Turkish government currently not mulling extending lockdown

Turkish government currently not mulling extending lockdown

ISTANBUL

Turkey is not considering extending a current 17-day lockdown, top government officials have said, stressing that any decision on restrictions will be data-sensitive.

“The extension of the ongoing lockdown to cover the May 19 [Youth and Sports Day holiday] is not currently on our agenda,” Vice President Fuat Oktay said in an interview with private broadcaster NTV on May 6.

Oktay noted that the cabinet is receiving the outbreak-related data and a final decision is made following the assessment of those numbers.

The vice president was responding to a question on whether the government will prolong the current lockdown if the number of daily cases will not drop to 5,000 as targeted.

Echoing Oktay, Interior Minister Süleyman Soylu also said that an extended lockdown seems unlikely.

“As of today, taking any action to stretch the lockdown to cover May 19 is not under consideration,” Soylu said in televised comments on May 6.

Like Oktay, Soylu stressed that the figures to come out on May 17 will set the course to be taken going forward.

“We will proceed according to the decisions the cabinet and [the Health Ministry’s] Science Board take,” the minister said.

Soylu noted that the number of daily infections were hovering at around 63,000 before the country imposed a partial lockdown.

“After the measures were introduced, daily infections first declined to around 29,000 and 30,000 and nowadays further came down to around 24,000. Those numbers testify that we are on the right path,” the minister said.

The government announced a full lockdown for April 29 and May 17 as the daily virus cases increased to record highs, climbing above 60,000 in mid-April.

Data from the Health Ministry show that daily infections started to decline after April 21. They first dropped below 40,000 and the country logged 22,388 cases on May 7.

To date, COVID-19 has infected more than 4.9 million people, with the death toll from the pandemic surpassing 42,000.

Meanwhile, new restrictions on supermarket sales took effect on May 7. The government earlier this week announced that supermarkets will only be allowed to sell essential items, such as food and hygiene materials.

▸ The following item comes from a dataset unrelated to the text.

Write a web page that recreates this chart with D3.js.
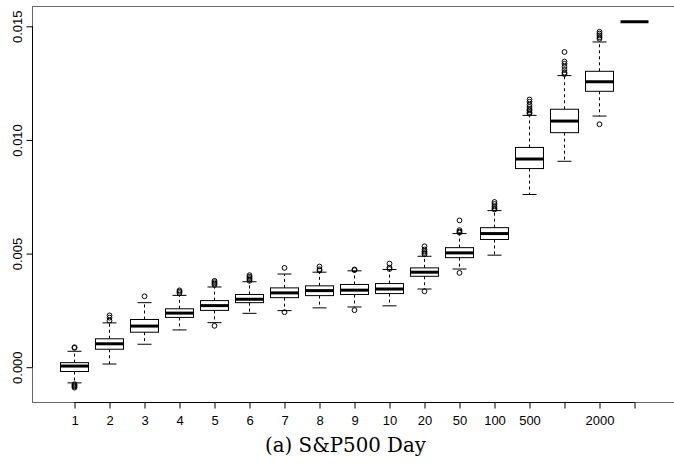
<!DOCTYPE html>
<html>
<head>
<meta charset="utf-8">
<script src="https://cdn.jsdelivr.net/npm/d3@7"></script>
<style>
  html, body { margin: 0; padding: 0; background: #fff; }
  svg { display: block; }
</style>
</head>
<body>
<svg id="chart" width="674" height="466"></svg>
<script>
// ---- data ----
const tickLabels = ["1","2","3","4","5","6","7","8","9","10","20","50","100","500","","2000",""];
const whiskerLow  = [-0.00069, 0.00014, 0.00101, 0.00164, 0.00196, 0.00237, 0.00249, 0.00261, 0.00265, 0.00270, 0.00344, 0.00432, 0.00493, 0.00760, 0.00906, 0.01105, 0.01520];
const q1          = [-0.00019, 0.00079, 0.00154, 0.00219, 0.00250, 0.00284, 0.00306, 0.00315, 0.00320, 0.00324, 0.00400, 0.00482, 0.00562, 0.00874, 0.01032, 0.01214, 0.01520];
const medians     = [ 0.00005, 0.00103, 0.00181, 0.00238, 0.00271, 0.00299, 0.00327, 0.00337, 0.00339, 0.00344, 0.00418, 0.00503, 0.00588, 0.00916, 0.01083, 0.01256, 0.01520];
const q3          = [ 0.00020, 0.00125, 0.00210, 0.00257, 0.00293, 0.00320, 0.00349, 0.00358, 0.00364, 0.00368, 0.00437, 0.00526, 0.00614, 0.00967, 0.01135, 0.01302, 0.01520];
const whiskerHigh = [ 0.00070, 0.00195, 0.00284, 0.00316, 0.00353, 0.00376, 0.00410, 0.00418, 0.00424, 0.00430, 0.00488, 0.00588, 0.00689, 0.01108, 0.01283, 0.01431, 0.01520];
const outliers = [
  [0.00088, 0.00085, -0.00075, -0.00080, -0.00085, -0.00090],
  [0.00228, 0.00218, 0.00205],
  [0.00312],
  [0.00338, 0.00332, 0.00326],
  [0.00380, 0.00374, 0.00368, 0.00362, 0.00182],
  [0.00405, 0.00398, 0.00392, 0.00386, 0.00380],
  [0.00437, 0.00242],
  [0.00443, 0.00431, 0.00425],
  [0.00430, 0.00427, 0.00251],
  [0.00456, 0.00438, 0.00432],
  [0.00532, 0.00518, 0.00510, 0.00503, 0.00497, 0.00334],
  [0.00646, 0.00603, 0.00597, 0.00592, 0.00415],
  [0.00727, 0.00718, 0.00708, 0.00700, 0.00694],
  [0.01178, 0.01168, 0.01155, 0.01145, 0.01135, 0.01130, 0.01122, 0.01116],
  [0.01387, 0.01345, 0.01335, 0.01322, 0.01308, 0.01296, 0.01290],
  [0.01476, 0.01468, 0.01460, 0.01452, 0.01445, 0.01069],
  []
];
const yTicks = [0, 0.005, 0.010, 0.015];
const yTickLabels = ["0.000", "0.005", "0.010", "0.015"];
const caption = "(a) S&P500 Day";

// ---- layout ----
const svg = d3.select("#chart");
const frame = {left: 32.5, top: 6.5, right: 675.5, bottom: 402.5};
const n = tickLabels.length;
const x = d3.scaleLinear().domain([1, n]).range([74.5, 634.5]);
const y = d3.scaleLinear().domain([0, 0.015]).range([367.2, 26.3]);
const boxW = 28, capW = 14;

// frame
svg.append("rect")
  .attr("x", frame.left).attr("y", frame.top)
  .attr("width", frame.right - frame.left).attr("height", frame.bottom - frame.top)
  .attr("fill", "none").attr("stroke", "#6a6a6a").attr("stroke-width", 1);

// boxes
const idx = d3.range(n);
const g = svg.append("g");
idx.forEach(i => {
  const cx = x(i + 1);
  const gi = g.append("g");
  // whiskers
  gi.append("line").attr("x1", cx).attr("x2", cx)
    .attr("y1", y(q3[i])).attr("y2", y(whiskerHigh[i]))
    .attr("stroke", "#000").attr("stroke-dasharray", "3,3");
  gi.append("line").attr("x1", cx).attr("x2", cx)
    .attr("y1", y(q1[i])).attr("y2", y(whiskerLow[i]))
    .attr("stroke", "#000").attr("stroke-dasharray", "3,3");
  // caps
  [whiskerHigh[i], whiskerLow[i]].forEach(v => {
    gi.append("line").attr("x1", cx - capW / 2).attr("x2", cx + capW / 2)
      .attr("y1", y(v)).attr("y2", y(v)).attr("stroke", "#000");
  });
  // box
  gi.append("rect")
    .attr("x", cx - boxW / 2).attr("width", boxW)
    .attr("y", y(q3[i])).attr("height", Math.max(0, y(q1[i]) - y(q3[i])))
    .attr("fill", "#fff").attr("stroke", "#000").attr("stroke-width", 1);
  // median
  gi.append("line").attr("x1", cx - boxW / 2).attr("x2", cx + boxW / 2)
    .attr("y1", y(medians[i])).attr("y2", y(medians[i]))
    .attr("stroke", "#000").attr("stroke-width", 3);
  // outliers
  gi.selectAll("circle").data(outliers[i]).join("circle")
    .attr("cx", cx).attr("cy", d => y(d)).attr("r", 2.4)
    .attr("fill", "none").attr("stroke", "#000").attr("stroke-width", 1);
});

// y axis
const yAxis = svg.append("g").attr("transform", `translate(${frame.left},0)`)
  .call(d3.axisLeft(y).tickValues(yTicks).tickSize(6).tickFormat((d, i) => yTickLabels[i]));
yAxis.select(".domain").attr("stroke", "#000");
yAxis.selectAll(".tick line").attr("stroke", "#000");
yAxis.selectAll(".tick text")
  .attr("font-family", "'Liberation Sans', Arial, sans-serif")
  .attr("font-size", 13).attr("fill", "#000")
  .attr("text-anchor", "middle")
  .attr("dy", 0).attr("x", 0)
  .attr("transform", "translate(-11,0) rotate(-90)");
yAxis.select(".domain").attr("d", `M0,${y(0)}V${y(0.015)}`);

// x axis
const xAxis = svg.append("g").attr("transform", `translate(0,${frame.bottom})`)
  .call(d3.axisBottom(x).tickValues(d3.range(1, n + 1)).tickSize(6).tickFormat(d => tickLabels[d - 1]));
xAxis.select(".domain").attr("d", `M${x(1)},0H${x(n)}`).attr("stroke", "#000");
xAxis.selectAll(".tick line").attr("stroke", "#000");
xAxis.selectAll(".tick text")
  .attr("font-family", "'Liberation Sans', Arial, sans-serif")
  .attr("font-size", 13).attr("fill", "#000")
  .attr("y", 22).attr("dy", 0);

// caption
const cap = svg.append("text")
  .attr("x", 345.5).attr("y", 452)
  .attr("text-anchor", "middle")
  .attr("font-family", "'DejaVu Serif', 'Liberation Serif', serif")
  .attr("font-size", 19).attr("fill", "#000")
  .text(caption);
const w = cap.node().getComputedTextLength();
cap.attr("font-size", 19 * 161 / w);
</script>
</body>
</html>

The decision aimed at preventing crowds at supermarkets, the Interior Ministry explained.

However, marketplaces will be open this and next Saturday but vendors, likewise, will sell only fruits and vegetables.

On a related note, more than 20 percent of the population have received at least one dose of the COVID-19 vaccine in Turkey’s 36 provinces, according to the Health Ministry data.

In Istanbul, which has a population of nearly 16 million, 15.7 percent of the residents have been given at least one dose of the jab, while the corresponding figures for Ankara and İzmir, the country’s third largest city, are 20.6 percent and 22.3 percent, respectively.

Turkey has administered nearly 25 million doses of the coronavirus vaccine since it began inoculations on Jan. 14. Over 14 million people have received the first dose of the jab while more than 10.2 million people have been given both doses.

On the ongoing discussion over patent waiver, President Recep Tayyip Erdoğan said it was a public health matter, stressing, “An understanding of ‘We produced this, we will not give it to anyone’ is a wrong approach in a subject related to human health.”

Science is the common property of humankind, Erdoğan stressed, recalling that Turkey is carrying out its own researches for a national vaccine against COVID-19. “We will not use them only in Turkey, but will share with the rest of the world,” he said, informing the Turkish jabs will be ready to use in September or October this year.